= Fountain House (nonprofit organization) =

Mental health nonprofit organization

Fountain House is a national mental health nonprofit organization focused on supporting people with serious and persistent mental illness. Founded in 1948, Fountain House originated the Clubhouse Model of Psychosocial Rehabilitation. The organization's stated mission is "to create the community, innovation, and social change needed for people most impacted by mental illness to lead connected and healthy lives."

The organization aims to address the isolation and social stigmatization faced by people with serious mental illness and provides assistance with housing, employment, education, community-building, and general wellness. Clubhouses work to foster interpersonal connection between members, facilitating social support for individuals experiencing serious mental illness.

The organization impacts over 100,000 people annually, has over 60,000 members, and has received the Conrad N. Hilton Humanitarian Prize.

== History ==
The origins of Fountain House can be traced back to 1943 at Rockland Psychiatric Center in Orangeburg, New York. While at Rockland, 10 patients formed a group that met in a "club room," where they shared their stories, read, painted, and socialized. This self-help group was created with the support of Dr. Hiram Johnson and volunteer Elizabeth Schermerhorn. By 1944, eight of the original members of this self-help group, as well as two former patients from other hospitals, created a formal name for the group, known as We Are Not Alone (WANA). WANA – which was created by and for people with serious mental illness – aimed to provide support to patients who were being discharged from hospitals back into their communities. The group gave practical assistance with finding employment and housing, and also provided opportunities to gain friendships and participate in recreational opportunities.

Fountain House was formally incorporated as a nonprofit organization in 1948 following the purchase of a brownstone building on 47th Street (Manhattan) in Manhattan, which served as a clubhouse for WANA. A fountain in the backyard patio inspired the name.

In 1955, a social worker from Michigan named John Beard was named Executive Director. Beard's pioneering philosophy emphasized mutually supportive relationships between members and staff, in the context of carrying out meaningful everyday tasks. The model was expanded across the US and eventually internationally starting in the 1950s, led largely by the National Council of Jewish Women. The model spread further with funding from the National Institute of Mental Health in 1977 for the National Clubhouse Training Program. In the mid-1990s New York City added 16 new clubhouses that were funded, in part by savings from the closing of several state mental hospitals into community programs.
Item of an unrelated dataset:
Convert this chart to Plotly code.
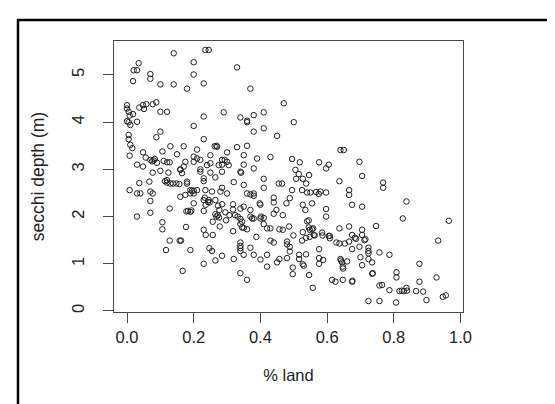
import plotly.graph_objects as go

# % land (x) and secchi depth in m (y)
pct_land = [
    0.035, 0.02, 0.03, 0.018, 0.07, 0.07, 0.1, 0.14, 0.14, 0.18, 0.2, 0.2, 0.23, 0.235, 0.245, 0.33, 0.37,
    0.0, 0.0, 0.005, 0.008, 0.0, 0.005, 0.018, 0.03, 0.01, 0.005, 0.005, 0.01, 0.016, 0.008, 0.037, 0.048,
    0.058, 0.051, 0.077, 0.088, 0.1, 0.12, 0.1, 0.088, 0.2, 0.23, 0.29, 0.34, 0.36, 0.36, 0.38, 0.41, 0.41,
    0.38, 0.45, 0.47, 0.5, 0.23, 0.36, 0.35, 0.33, 0.263, 0.268, 0.27, 0.17, 0.13, 0.15, 0.106, 0.048, 0.64,
    0.65, 0.21,
    0.03, 0.048, 0.056, 0.07, 0.075, 0.08, 0.083, 0.09, 0.077, 0.1, 0.11, 0.12, 0.128, 0.124, 0.114, 0.12,
    0.13, 0.138, 0.148, 0.157, 0.12, 0.16, 0.17, 0.175, 0.18, 0.165, 0.18, 0.19, 0.19, 0.195, 0.2, 0.16,
    0.175, 0.2, 0.2, 0.21, 0.22, 0.22, 0.23, 0.23, 0.24, 0.25, 0.25, 0.21, 0.235, 0.255, 0.265, 0.275,
    0.285, 0.285, 0.3, 0.3, 0.305, 0.28, 0.285, 0.3, 0.32, 0.34, 0.342, 0.35, 0.35, 0.38, 0.39, 0.36, 0.38,
    0.37, 0.38, 0.41, 0.41, 0.43, 0.455, 0.465, 0.495, 0.518, 0.505, 0.515, 0.507, 0.527, 0.546, 0.537,
    0.495, 0.525, 0.54, 0.55, 0.567, 0.575, 0.58, 0.576, 0.597, 0.605, 0.597, 0.637, 0.666, 0.666, 0.697,
    0.705, 0.768, 0.768, 0.675, 0.705, 0.838, 0.827, 0.965, 0.933,
    0.008, 0.03, 0.04, 0.037, 0.067, 0.07, 0.077, 0.07, 0.07, 0.03, 0.128, 0.106, 0.106, 0.117, 0.128,
    0.158, 0.162, 0.167, 0.177, 0.178, 0.183, 0.19, 0.193, 0.19, 0.2, 0.2, 0.23, 0.233, 0.245, 0.236,
    0.248, 0.243, 0.23, 0.23, 0.236, 0.23, 0.247, 0.255, 0.257, 0.265, 0.273, 0.257, 0.265, 0.268, 0.272,
    0.276, 0.277, 0.278, 0.265, 0.285, 0.285, 0.295, 0.297, 0.307, 0.318, 0.318, 0.324, 0.332, 0.34,
    0.318, 0.34, 0.345, 0.345, 0.35, 0.36, 0.32, 0.34, 0.35, 0.34, 0.34, 0.34, 0.34, 0.35, 0.34, 0.36,
    0.37, 0.37, 0.375, 0.38, 0.37, 0.38, 0.388, 0.398, 0.4, 0.4, 0.41, 0.402, 0.4, 0.42, 0.42, 0.41, 0.42,
    0.43, 0.43, 0.44, 0.44, 0.44, 0.44, 0.448, 0.457, 0.45, 0.457, 0.467, 0.467, 0.48, 0.478, 0.488, 0.486,
    0.48, 0.48, 0.488, 0.488, 0.499, 0.497, 0.497, 0.516, 0.516, 0.527, 0.535, 0.527, 0.525, 0.527, 0.53,
    0.54, 0.545, 0.545, 0.548, 0.537, 0.537, 0.548, 0.555, 0.558, 0.56, 0.563, 0.555, 0.546, 0.557, 0.576,
    0.576, 0.576, 0.586, 0.597, 0.597, 0.608, 0.615, 0.625, 0.637, 0.637, 0.64, 0.642, 0.645, 0.647, 0.648,
    0.647, 0.653, 0.66, 0.666, 0.666, 0.675, 0.675, 0.675, 0.676, 0.687, 0.697, 0.7, 0.705, 0.705, 0.712,
    0.715, 0.724, 0.724, 0.724, 0.724, 0.735, 0.735, 0.737, 0.747, 0.757, 0.757, 0.765, 0.787, 0.787,
    0.808, 0.808, 0.817, 0.824, 0.83, 0.838, 0.84, 0.867, 0.877, 0.877, 0.888, 0.898, 0.928, 0.947, 0.956,
    0.724, 0.757, 0.807,
    0.705, 0.683, 0.585, 0.605, 0.628, 0.588, 0.608, 0.16, 0.22, 0.25, 0.293, 0.285,
]
secchi_depth = [
    5.25, 5.1, 5.1, 4.87, 5.02, 4.92, 4.8, 4.8, 5.46, 4.71, 5.27, 5.01, 4.82, 5.53, 5.53, 5.16, 4.71,
    4.36, 4.29, 4.22, 4.14, 4.02, 4.0, 4.17, 4.01, 3.94, 3.73, 3.64, 3.52, 3.45, 3.29, 4.31, 4.36,
    4.38, 4.28, 4.38, 4.42, 4.22, 4.22, 3.8, 3.68, 3.92, 4.12, 4.21, 4.1, 4.03, 4.0, 4.15, 4.21, 3.87,
    3.8, 3.71, 4.4, 4.0, 3.64, 3.5, 3.3, 3.47, 3.49, 3.5, 3.48, 3.49, 3.49, 3.32, 3.38, 3.36, 3.41,
    3.41, 3.42,
    3.1, 3.06, 3.25, 3.2, 3.17, 3.19, 3.22, 3.14, 2.93, 2.97, 3.18, 3.15, 3.15, 2.93, 2.75, 2.72,
    2.7, 2.7, 2.7, 2.69, 2.77, 2.99, 3.06, 3.16, 2.74, 2.92, 2.7, 2.56, 2.49, 2.55, 2.55, 2.42,
    2.46, 3.27, 3.16, 3.23, 2.95, 3.2, 2.81, 2.75, 3.09, 3.3, 3.13, 2.56, 2.56, 2.53, 2.83, 3.09,
    3.2, 2.95, 3.36, 3.16, 3.09, 2.53, 2.61, 2.49, 2.73, 2.95, 2.93, 3.1, 2.67, 3.02, 3.23, 2.49, 2.49,
    2.47, 2.44, 2.8, 2.61, 3.26, 2.7, 2.7, 3.22, 3.15, 2.99, 2.9, 2.8, 2.8, 2.88, 2.7,
    2.56, 2.56, 2.51, 2.51, 2.52, 2.48, 2.53, 3.15, 3.02, 3.1, 2.51, 2.75, 2.56, 2.46, 3.16,
    2.86, 2.72, 2.61, 2.25, 2.21, 2.32, 1.96, 1.91, 1.49,
    2.56, 2.49, 2.49, 2.71, 2.74, 2.53, 2.49, 2.33, 2.08, 2.0, 2.17, 1.88, 1.73, 1.29, 1.49,
    1.49, 1.49, 0.85, 1.78, 2.11, 2.12, 2.1, 2.13, 1.29, 2.28, 2.49, 2.35, 2.4, 2.35, 2.25,
    2.3, 2.31, 2.12, 1.72, 1.61, 1.0, 1.33, 1.27, 1.61, 2.35, 2.23, 1.89, 2.05, 2.0, 2.03,
    1.98, 2.14, 1.79, 1.07, 1.17, 2.26, 2.09, 1.92, 2.03, 2.26, 2.15, 2.03, 2.0, 1.95,
    1.69, 1.84, 1.89, 1.77, 1.76, 1.73, 1.1, 2.17, 2.21, 1.45, 1.38, 1.33, 1.27, 1.19, 0.8, 0.66,
    2.14, 2.0, 1.96, 1.96, 1.34, 1.19, 1.57, 2.28, 2.25, 1.96, 1.97, 2.0, 1.09, 1.19, 0.94, 1.84, 1.75,
    1.75, 1.49, 2.3, 2.4, 2.06, 1.45, 2.14, 1.73, 1.03, 1.1, 2.03, 1.72, 1.12, 2.28, 2.39, 1.79,
    1.47, 1.41, 1.36, 1.26, 1.6, 0.92, 0.78, 1.19, 1.1, 2.25, 2.14, 1.67, 1.49, 0.99, 0.96,
    1.9, 1.92, 1.77, 1.72, 1.2, 1.55, 1.57, 1.73, 1.75, 1.61, 1.6, 2.28, 0.76, 0.49, 1.31,
    1.12, 1.0, 1.6, 2.16, 2.0, 1.54, 0.66, 0.62, 1.75, 1.43, 1.1, 1.07, 1.03, 0.94, 0.9,
    0.66, 1.43, 1.05, 1.79, 1.47, 1.61, 1.31, 0.62, 0.64, 1.53, 1.36, 1.14, 1.72, 0.97, 1.5,
    1.52, 1.34, 1.27, 1.22, 1.1, 1.03, 0.79, 0.8, 1.8, 1.24, 0.54, 0.55, 1.19, 0.44,
    0.82, 0.71, 0.42, 0.43, 0.42, 0.49, 0.43, 0.42, 1.0, 0.62, 0.41, 0.23, 0.71, 0.3, 0.33,
    0.21, 0.21, 0.18,
    1.61, 1.55, 1.66, 1.59, 1.45, 1.08, 1.59, 3.0, 3.0, 2.93, 3.2, 3.1,
]

x_ticks = [0.0, 0.2, 0.4, 0.6, 0.8, 1.0]
x_tick_labels = ["0.0", "0.2", "0.4", "0.6", "0.8", "1.0"]
y_ticks = [0, 1, 2, 3, 4, 5]
y_tick_labels = ["0", "1", "2", "3", "4", "5"]

W, H = 555, 404
ML, MR, MT, MB = 106, 100, 33, 100
pw, ph = W - ML - MR, H - MT - MB

FONT = "Liberation Sans, Arial, Helvetica, sans-serif"
INK = "#222222"
AX = "#4a4a4a"

fig = go.Figure()
fig.add_trace(go.Scatter(
    x=pct_land, y=secchi_depth, mode="markers",
    marker=dict(symbol="circle-open", size=5.5, color=INK, line=dict(width=1, color=INK)),
    hoverinfo="x+y", showlegend=False,
))

axis_common = dict(
    showgrid=False, zeroline=False, showline=True, mirror=True,
    linecolor=AX, linewidth=1.3, ticks="outside", ticklen=10, tickwidth=1.2,
    tickcolor=AX, tickfont=dict(family=FONT, size=16.5, color=INK),
)

fig.update_layout(
    width=W, height=H,
    margin=dict(l=ML, r=MR, t=MT, b=MB, autoexpand=False),
    paper_bgcolor="white", plot_bgcolor="white",
    font=dict(family=FONT, color=INK),
    xaxis=dict(
        range=[-0.039, 1.0075], tickmode="array", tickvals=x_ticks, ticktext=x_tick_labels,
        ticklabelstandoff=0,
        title=dict(text="% land", font=dict(family=FONT, size=16.5, color=INK), standoff=24),
        **axis_common,
    ),
    yaxis=dict(
        range=[-0.022, 5.72], tickmode="array", tickvals=y_ticks, ticktext=y_tick_labels,
        tickangle=-90, ticklabelstandoff=12,
        title=dict(text="secchi depth (m)", font=dict(family=FONT, size=17.5, color=INK), standoff=20),
        **axis_common,
    ),
    shapes=[dict(
        type="rect", xref="paper", yref="paper",
        x0=(10 - ML) / pw, x1=(W + 20 - ML) / pw,
        y0=(H - MB - (H + 20)) / ph, y1=(H - MB - 12) / ph,
        line=dict(color="black", width=2.5), fillcolor="rgba(0,0,0,0)", layer="above",
    )],
)

fig.write_html("out.html")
In 1999, film maker Torstein Blixfjord directed a short performance piece to celebrate the 50th Anniversary of the Fountain House organisation in New York City. A block of the city was closed down, and portraits of Fountain House members by photographer Charlie Gross were projected onto buildings from windows. Saxophonists then descended from different fire escapes, each playing compositions by Briggan Krauss.

The type of community that was established at Fountain House, known as the Clubhouse Model, has been replicated more than 350 times in nearly 40 U.S. states and in 34 countries across the globe, serving more than 100,000 people annually. The global validity of the Clubhouse Model is moderated and approved by Clubhouse International.

In 2014, the Conrad N. Hilton Foundation honored the Fountain House organization with the Conrad N. Hilton Humanitarian Prize.